Oh and if I'm riding she also gets a small net to fill her belly before hand too.
 
Mine get none in the field unless there is deep snow as they are perfectly capable of digging through shallower snow or eating gorse.

I rarely stable and obv can't soak hay in winter but I am putting ridiculous amounts in with Magic to help stop him going back to his food panic eating he was doing after an issue at his previous livery yard. He's got a trickle net stuffed full, another smaller net full, a big trough full and 2 of those grazing block things
 
Our pair are 15.2 and 15 - both get a double net which weighs 5kgs and they get a token gesture on the floor to nibble at.
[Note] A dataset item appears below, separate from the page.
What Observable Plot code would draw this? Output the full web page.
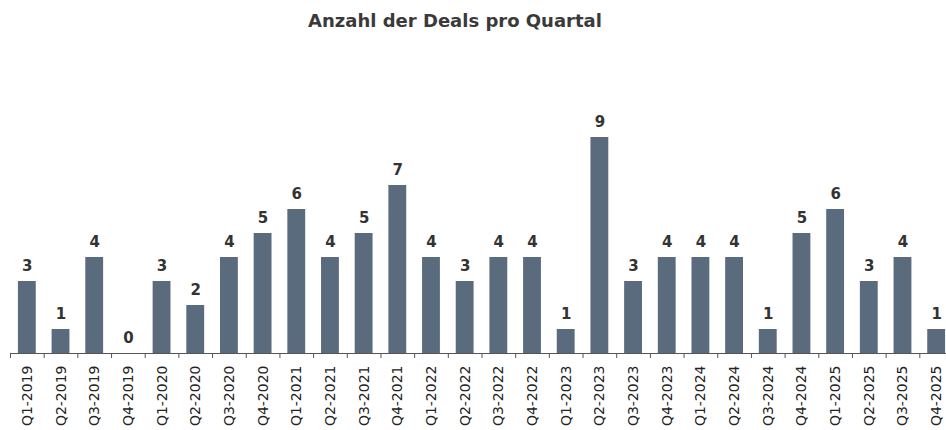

Chloe gets a slightly heavier net as you should feed more hayledge than hay due to water content. Both normally have a birds nest left come morning. They have straw beds so could nibble those if need be! I have a spring scale in the feed room. I don't weigh them every time as I've got a feel for it now. They get their last net around 8.30pm and I give breakie at 8am. However, they don't stay in much these days, they come and go as they please. Only in bad weather they vote with their hooves and stay home!lol then I organise nets. If they're residing between arena and their boxes which they sometimes do, I tie nets up with roughly 4kgs each in, a bit less as they can nibble grass from around the place.